3. Roth Conversions and the "Five-Year Rule" (Quizzy Time)
[25:15–29:18]
Darlene’s Quiz: If I convert to a Roth IRA at 67, can I withdraw funds before the five-year rule, and will I owe taxes/penalty?
- KT’s Guess: You might owe a penalty but not more income tax.
- Suze’s Breakdown:
- Over age 59.5: No 10% early withdrawal penalty.
- If you withdraw converted principal, no added tax (as you’ve already paid tax at conversion).
- If you withdraw earnings before account is open five years, you owe income tax on the earnings only.
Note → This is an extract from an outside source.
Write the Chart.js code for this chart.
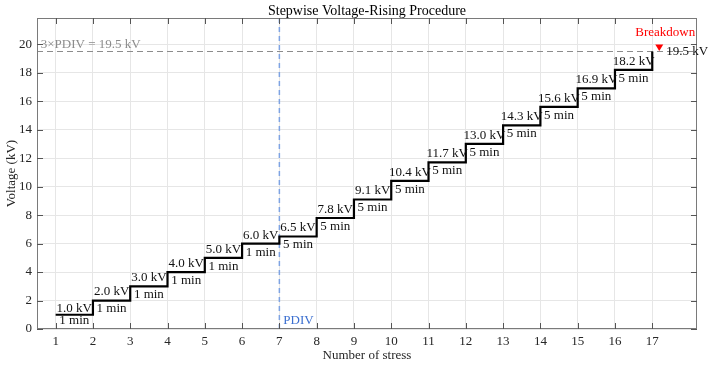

- Suze: "Once you are over the age of 59 and a half… you will no longer, ever, ever, ever pay a 10% penalty…" ([28:07])
Notable Quotes & Memorable Moments
- On redefining pleasure in life and money:
- "She gets more pleasure out of saving than she does spending." – Suze Orman ([04:37])
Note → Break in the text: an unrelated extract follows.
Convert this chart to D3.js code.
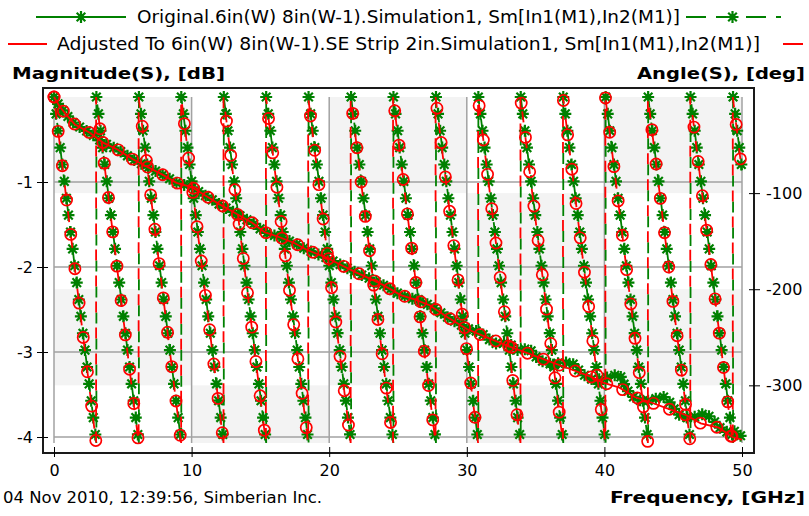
<!DOCTYPE html>
<html>
<head>
<meta charset="utf-8">
<script src="https://cdn.jsdelivr.net/npm/d3@7"></script>
<style>
body { margin: 0; background: #fff; }
svg { display: block; font-family: "DejaVu Sans", sans-serif; }
</style>
</head>
<body>
<div id="chart"></div>
<script>
// axis ticks
const freqTicks = [0, 10, 20, 30, 40, 50];
const magTicks = [-1, -2, -3, -4];
const angTicks = [-100, -200, -300];
const angBands = [0, -100, -200, -300, -360];

const seriesNames = [
    "Original.6in(W) 8in(W-1).Simulation1, Sm[In1(M1),In2(M1)]",
    "Adjusted To 6in(W) 8in(W-1).SE Strip 2in.Simulation1, Sm[In1(M1),In2(M1)]"
];
const seriesColors = ["#008000", "#ff0000"];

// magnitude (GHz, dB)
const magFreqRed = [0, 0.4, 0.8, 1.5, 2.6, 3.6, 4.65, 5.7, 6.75, 7.85, 8.9, 10, 11, 12, 13, 14.4, 15.3, 16.4, 17.5, 18.4,
    19.8, 20.9, 21.9, 23, 23.9, 25.2, 26.2, 27.3, 28.6, 30, 31.5, 33, 34.5, 36, 37.5, 39, 39.9, 41.1, 42.2, 43.5,
    44.5, 45.9, 47, 48.3, 49.3, 50];
const magRed = [0, -0.11, -0.19, -0.32, -0.42, -0.54, -0.62, -0.73, -0.82, -0.91, -1.01, -1.06, -1.16, -1.26, -1.35, -1.48, -1.59, -1.65, -1.72, -1.80,
    -1.89, -1.98, -2.06, -2.14, -2.21, -2.33, -2.38, -2.45, -2.59, -2.73, -2.83, -2.93, -3.02, -3.11, -3.20, -3.29, -3.36, -3.42, -3.53, -3.60,
    -3.66, -3.74, -3.84, -3.89, -4.00, -4.03];

const magFreqGreen = [0, 0.4, 0.8, 1.5, 2.6, 3.6, 4.65, 5.7, 6.75, 7.85, 8.9, 10, 11, 12, 13, 14.4, 15.3, 16.4, 17.5, 18.4,
    19.8, 20.9, 21.9, 23, 23.9, 25.2, 26.2, 27.3, 28.6, 30, 31, 32, 33, 33.8, 34.5, 35.2, 36, 36.8, 37.6, 38.4,
    39.2, 40, 40.6, 41.1, 41.6, 42.3, 43, 43.7, 44.3, 44.8, 45.3, 46, 46.7, 47.3, 47.8, 48.3, 49, 49.5, 50];
const magGreen = [0, -0.11, -0.19, -0.32, -0.42, -0.54, -0.62, -0.73, -0.82, -0.91, -1.01, -1.06, -1.16, -1.26, -1.35, -1.48, -1.59, -1.65, -1.72, -1.80,
    -1.89, -1.98, -2.06, -2.14, -2.21, -2.33, -2.38, -2.45, -2.59, -2.72, -2.77, -2.90, -2.89, -2.99, -2.95, -3.09, -3.14, -3.13, -3.12, -3.26,
    -3.33, -3.31, -3.28, -3.26, -3.44, -3.56, -3.58, -3.55, -3.53, -3.60, -3.73, -3.77, -3.76, -3.72, -3.78, -3.88, -3.95, -3.93, -4.00];

// wrapped phase (GHz, deg): each 0 -> -360 run is one slanted column
const phaseGHzGreen = [0, 3.08, 3.08, 6.17, 6.17, 9.25, 9.25, 12.34, 12.34, 15.42, 15.42, 18.5, 18.5, 21.59, 21.59, 24.67,
    24.67, 27.76, 27.76, 30.84, 30.84, 33.92, 33.92, 37.01, 37.01, 40.09, 40.09, 43.18, 43.18, 46.26, 46.26, 49.35, 49.35, 50];
const phaseDegGreen = [0, -360, 0, -360, 0, -360, 0, -360, 0, -360, 0, -360, 0, -360, 0, -360,
    0, -360, 0, -360, 0, -360, 0, -360, 0, -360, 0, -360, 0, -360, 0, -360, 0, -76];
const phaseGHzRed = [0, 3.06, 3.06, 6.15, 6.15, 9.24, 9.24, 12.32, 12.32, 15.40, 15.40, 18.47, 18.47, 21.56, 21.56, 24.64,
    24.64, 27.73, 27.73, 30.82, 30.82, 33.90, 33.90, 36.99, 36.99, 40.07, 40.07, 43.16, 43.16, 46.24, 46.24, 49.33, 49.33, 50];
const phaseDegRed = [0, -360, 0, -360, 0, -360, 0, -360, 0, -360, 0, -360, 0, -360, 0, -360,
    0, -360, 0, -360, 0, -360, 0, -360, 0, -360, 0, -360, 0, -360, 0, -360, 0, -78];

const width = 809, height = 516;
const frame = {left: 43, top: 88, right: 754, bottom: 453};

const svg = d3.select("#chart").append("svg")
    .attr("width", width)
    .attr("height", height);

const x = d3.scaleLinear().domain([0, 50]).range([54, 742]);
const yMag = d3.scaleLinear().domain([0, -4]).range([97, 437]);
const yAng = d3.scaleLinear().domain([0, -360]).range([97, 443]);

// checkerboard shading
const cells = [];
for (let i = 0; i < freqTicks.length - 1; i++) {
    for (let j = 0; j < angBands.length - 1; j++) {
        if ((i + j) % 2 === 0) cells.push({x0: freqTicks[i], x1: freqTicks[i + 1], a0: angBands[j], a1: angBands[j + 1]});
    }
}
svg.append("g").selectAll("rect")
    .data(cells)
    .join("rect")
        .attr("x", d => x(d.x0))
        .attr("y", d => yAng(d.a0))
        .attr("width", d => x(d.x1) - x(d.x0))
        .attr("height", d => yAng(d.a1) - yAng(d.a0))
        .attr("fill", "#f3f3f3");

// grid
const grid = svg.append("g").attr("stroke", "#a2a2a2").attr("stroke-width", 1.5);
grid.selectAll(".v").data(freqTicks).join("line")
    .attr("x1", d => x(d)).attr("x2", d => x(d))
    .attr("y1", yAng(0)).attr("y2", yAng(-360));
grid.selectAll(".h").data(magTicks).join("line")
    .attr("x1", x(0)).attr("x2", x(50))
    .attr("y1", d => yMag(d)).attr("y2", d => yMag(d));

// frame
svg.append("rect")
    .attr("x", frame.left).attr("y", frame.top)
    .attr("width", frame.right - frame.left).attr("height", frame.bottom - frame.top)
    .attr("fill", "none").attr("stroke", "#1a1a1a").attr("stroke-width", 2);

// axes
const fmt = d => String(d);
const axisStyle = g => {
    g.select(".domain").remove();
    g.selectAll("line").attr("stroke", "#000");
    g.selectAll("text").attr("fill", "#000").style("font-size", "16px").style("font-family", "DejaVu Sans");
};
svg.append("g").attr("transform", "translate(48,0)")
    .call(d3.axisLeft(yMag).tickValues(magTicks).tickSize(11).tickPadding(4).tickFormat(fmt))
    .call(axisStyle);
svg.append("g").attr("transform", "translate(749,0)")
    .call(d3.axisRight(yAng).tickValues(angTicks).tickSize(11).tickPadding(6).tickFormat(fmt))
    .call(axisStyle);
svg.append("g").attr("transform", "translate(0,447)")
    .call(d3.axisBottom(x).tickValues(freqTicks).tickSize(10).tickPadding(8).tickFormat(fmt))
    .call(axisStyle);

// clip to the frame
svg.append("clipPath").attr("id", "clip")
    .append("rect").attr("x", frame.left + 1).attr("y", frame.top + 1)
    .attr("width", frame.right - frame.left - 2).attr("height", frame.bottom - frame.top - 2);
const plot = svg.append("g").attr("clip-path", "url(#clip)");

// put a marker every `step` px along a polyline
function marksAlong(pts, step, carry) {
    const out = [];
    let next = carry;
    for (let i = 0; i < pts.length - 1; i++) {
        const [x0, y0] = pts[i], [x1, y1] = pts[i + 1];
        const len = Math.hypot(x1 - x0, y1 - y0);
        let s = next;
        while (s <= len) {
            const t = s / len;
            out.push([x0 + (x1 - x0) * t, y0 + (y1 - y0) * t]);
            s += step;
        }
        next = s - len;
    }
    return {out, next};
}

const starPath = "M-6,0L6,0M0,-6L0,6M-4.3,-4.3L4.3,4.3M-4.3,4.3L4.3,-4.3";
function drawStars(g, pts) {
    const s = g.selectAll(null).data(pts).join("g")
        .attr("transform", d => `translate(${d[0]},${d[1]})`);
    s.append("path").attr("d", starPath).attr("stroke", seriesColors[0]).attr("stroke-width", 2.2).attr("fill", "none");
    s.append("circle").attr("r", 2.8).attr("fill", seriesColors[0]);
}
function drawCircles(g, pts) {
    g.selectAll(null).data(pts).join("circle")
        .attr("cx", d => d[0]).attr("cy", d => d[1]).attr("r", 5.6)
        .attr("fill", "none").attr("stroke", seriesColors[1]).attr("stroke-width", 1.7);
}

const magLine = d3.line().x(d => x(d[0])).y(d => yMag(d[1]));
const angLine = d3.line().x(d => x(d[0])).y(d => yAng(d[1]));

function drawSeries(k, freqM, mag, freqP, deg, magStep, phStep, restart) {
    const color = seriesColors[k];
    const g = plot.append("g");
    const magData = freqM.map((f, i) => [f, mag[i]]);
    const phData = freqP.map((f, i) => [f, deg[i]]);

    g.append("path").datum(phData)
        .attr("d", angLine)
        .attr("fill", "none").attr("stroke", color).attr("stroke-width", 1.8)
        .attr("stroke-dasharray", "11,15")
        .attr("stroke-dashoffset", k === 0 ? 0 : 15);
    g.append("path").datum(magData)
        .attr("d", magLine)
        .attr("fill", "none").attr("stroke", color).attr("stroke-width", 1.8);

    // markers on the magnitude curve
    const magPx = magData.map(d => [x(d[0]), yMag(d[1])]);
    let pts = marksAlong(magPx, magStep, 0).out;

    // markers on the falling phase columns only
    let carry = 0;
    for (let i = 0; i < phData.length - 1; i += 2) {
        const col = [[x(phData[i][0]), yAng(phData[i][1])], [x(phData[i + 1][0]), yAng(phData[i + 1][1])]];
        const r = marksAlong(col, phStep, restart ? 0 : carry);
        pts = pts.concat(r.out);
        carry = r.next;
    }
    if (k === 0) drawStars(g, pts); else drawCircles(g, pts);
}

drawSeries(0, magFreqGreen, magGreen, phaseGHzGreen, phaseDegGreen, 8, 17, true);
drawSeries(1, magFreqRed, magRed, phaseGHzRed, phaseDegRed, 17, 34.6, false);

// legend
const legendRows = [
    {k: 0, y: 17, left: [36, 126], textX: 137, textW: 543, right: [686, 781]},
    {k: 1, y: 44, left: [8, 47], textX: 57, textW: 703, right: [783, 820]}
];
const leg = svg.append("g");
legendRows.forEach(r => {
    const color = seriesColors[r.k];
    leg.append("line").attr("x1", r.left[0]).attr("x2", r.left[1]).attr("y1", r.y).attr("y2", r.y)
        .attr("stroke", color).attr("stroke-width", 1.8);
    leg.append("line").attr("x1", r.right[0]).attr("x2", r.right[1]).attr("y1", r.y).attr("y2", r.y)
        .attr("stroke", color).attr("stroke-width", 1.8).attr("stroke-dasharray", "20,10");
    leg.append("text").attr("x", r.textX).attr("y", r.y + 6)
        .attr("textLength", r.textW).attr("lengthAdjust", "spacingAndGlyphs")
        .style("font-size", "17px").text(seriesNames[r.k]);
    if (r.k === 0) {
        drawStars(leg, [[(r.left[0] + r.left[1]) / 2, r.y], [(r.right[0] + r.right[1]) / 2 - 1, r.y]]);
    }
});

// titles
const titles = [
    {t: "Magnitude(S), [dB]", x: 12, y: 79, w: 213, bold: true},
    {t: "Angle(S), [deg]", x: 637, y: 79, w: 168, bold: true},
    {t: "Frequency, [GHz]", x: 610, y: 503, w: 195, bold: true},
    {t: "04 Nov 2010, 12:39:56, Simberian Inc.", x: 3, y: 503, w: 319, bold: false}
];
svg.append("g").selectAll("text")
    .data(titles)
    .join("text")
        .attr("x", d => d.x).attr("y", d => d.y)
        .attr("textLength", d => d.w).attr("lengthAdjust", "spacingAndGlyphs")
        .style("font-size", "16px")
        .style("font-weight", d => d.bold ? "bold" : "normal")
        .text(d => d.t);
</script>
</body>
</html>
- On financial empowerment:
- "It is your money. What happens to your money directly affects the quality of your life." ([17:39])
- On family and aging:
- "You have got to go to them, sit them down… This is not about how much money you have and how much money you’re going to leave to us. This is about your children being able to take care of you as you age." ([11:04])
- On regrets:
- "There is a law of money that I have, which is: look at what you have, not at what you had or could have had." ([19:23])
- On taking ownership:
- "Do not be afraid to pick up the phone and talk to whoever is in charge of that money." ([17:39])
Timestamps for Key Segments
- 01:43 – Gina’s Success Story: Finding joy in saving
- 05:09 – Annunities: When (or if ever) they’re the right choice
- 07:53 – Talking with aging parents about money
- 12:54 – Callable CDs explained
- 15:14 – Taking control of investment accounts
- 18:21 – Moving past financial regrets and missed “upside”
- 21:58 – 401(k) rollovers and Roth IRA decisions
- 23:38 – HSA accounts and Medicare
- 25:17 – Quizzy Time: Roth IRAs, conversions, and the five-year rule
Episode Closing Wisdom
- Suze’s Signature Advice: "People first, then money, then things."
- Six Greatest Words in Life (as recited by KT, [30:26]): "I admit that I was wrong."
- Final encouragement: Stay safe, stay healthy—be unstoppable.
Overall Tone
The episode balances heartfelt celebration of listeners’ real progress with Suze’s firm, practical advice. Suze and KT’s banter adds warmth and humor, making even complex financial guidance feel accessible and encouraging.
For listeners, this episode is both a resource for specific money questions and an uplifting call to embrace the identity of a saver, prioritizing security and agency over comparison, regret, or short-lived pleasures of spending.